Maintain a schedule and deadlines. In a multiple bid situation, it’s important to set a schedule and keep to it. Determine the deadline for receiving new offers, and clearly communicate this to all interested parties. If you plan to go an additional round with your potential buyers, often referred to as “best and final” offers, set the deadline and be disciplined about this. Once the initial offers are submitted, a “best and final” round allows the buyers to improve their offers. If the market is very active, it makes sense to end the bidding process and make a deal before new inventory comes onto the market. In certain particularly active markets, new properties may be listed on Thursdays, with open houses over the weekend and offers submitted by Sunday night or Monday. If this is the case, for example, “wrap it up before new stuff comes onto the market, ideally by Tuesday,” says Roberts.

During the process, stay in close communication with all bidders. “We need to get back to our prospective buyers in a timely fashion,” Roberts says. “Sellers should not be unreachable during this process, even if they’re in another time zone.”

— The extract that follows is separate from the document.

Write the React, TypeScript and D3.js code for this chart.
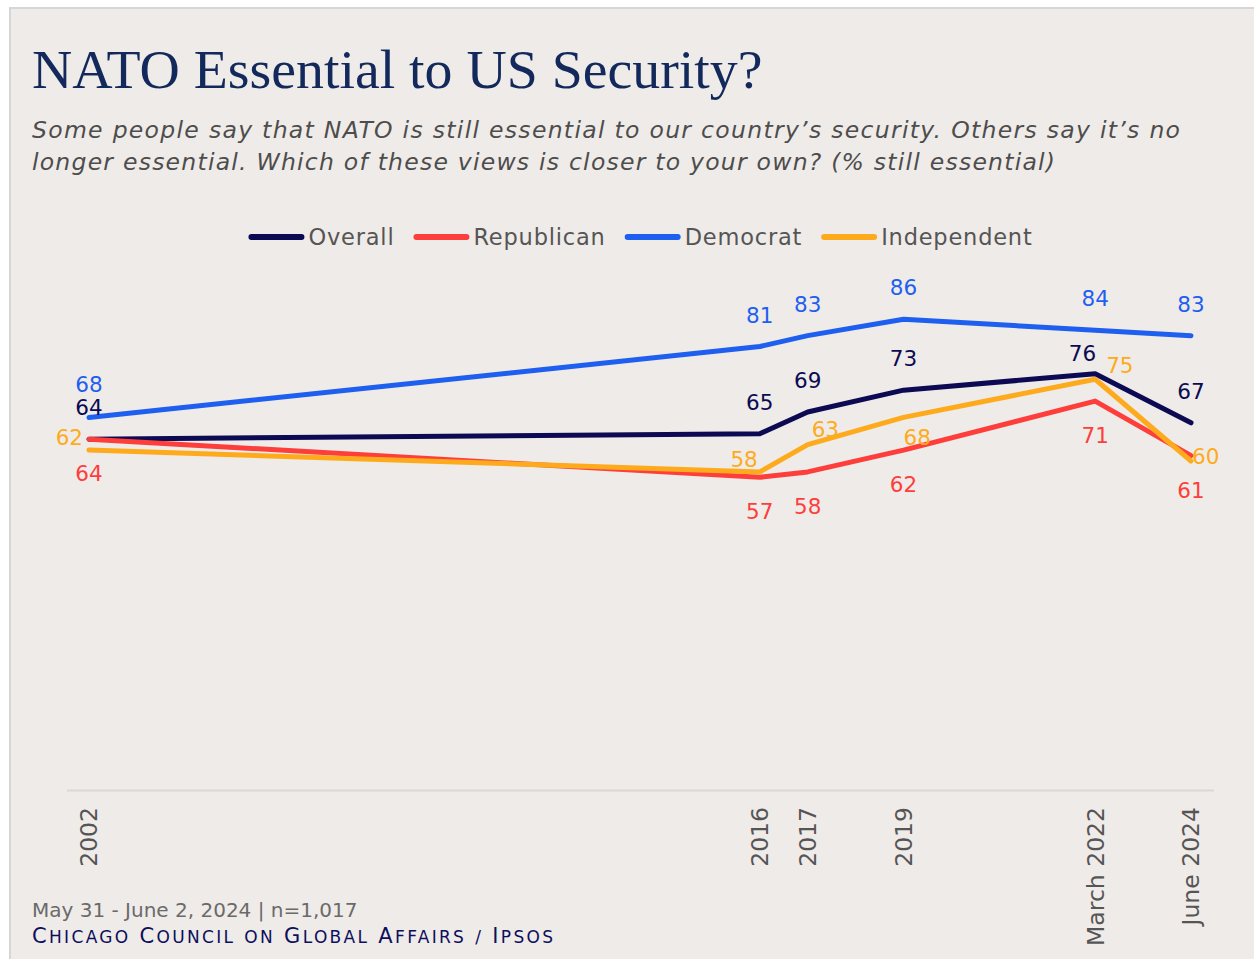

Know that the best offer might not be the highest. Even if one party is offering you more money, it might not be the best offer. Money is money, but a cash offer is generally stronger than an offer that comes with financing. An offer that includes a mortgage will take longer to close than a cash deal, and if the buyers’ financial profile is at all questionable (for example, how is their credit?) there’s a chance they might not secure their financing, especially if they are heavily invested in unstable assets. And do these offers come with contingencies? Offers that have an inspection contingency waived might be particularly attractive, for example.

If financing is involved, the seller must understand the buyer’s financial profile and their likely ability to secure a loan. But if the purchase requires further approval, perhaps from a homeowners association or from a co-op or condo board, then vetting each buyer is even more relevant and imperative. It’s possible that the second-highest bidder might have a more straightforward and simple financial profile, and thus be more of a slam dunk to make it to the closing table. For example, if the highest bidder is taking out a large mortgage and presents a financial profile that includes student debt, outstanding child support payments or a lackluster credit score, it might be wiser to accept a lower bid that might be all cash from a buyer with no debt.

Leave the door open with your backups. In a competitive bidding situation, buyers can become overly enthusiastic, get caught up in the moment and bid above their comfort level or well above their perceived value of the property. There is always a good chance that the winning bidder may walk away for any number of reasons, including buyer’s remorse or a reassessment of value after a few nights of sleep while the contract is being drawn up. It is prudent to stay in touch with the backup bids and keep them in play, if possible, to be called upon if needed.

Even if the market is slow, in low inventory environments bidding wars should be expected for well-priced properties. The New York City market, for example, seems sluggish, but the data tells a different story. “About 20% of deals are trading at or above the asking price,” says Walkup. “In a true buyer’s market, this would be lower. Historically, discounts for deals signed within 30 days remain very low, including for Q4 2023. This is a sign that the market remains robust and transactional.”

Of course bidding wars are more common under certain housing market conditions than others, but a great property that is priced well will almost always get the attention it deserves. And for buyers, it’s important to note that just because there isn’t a bidding war and you’re the only interested party, it doesn’t mean it’s not a great home. If it’s meant to be, well, it’s meant to be.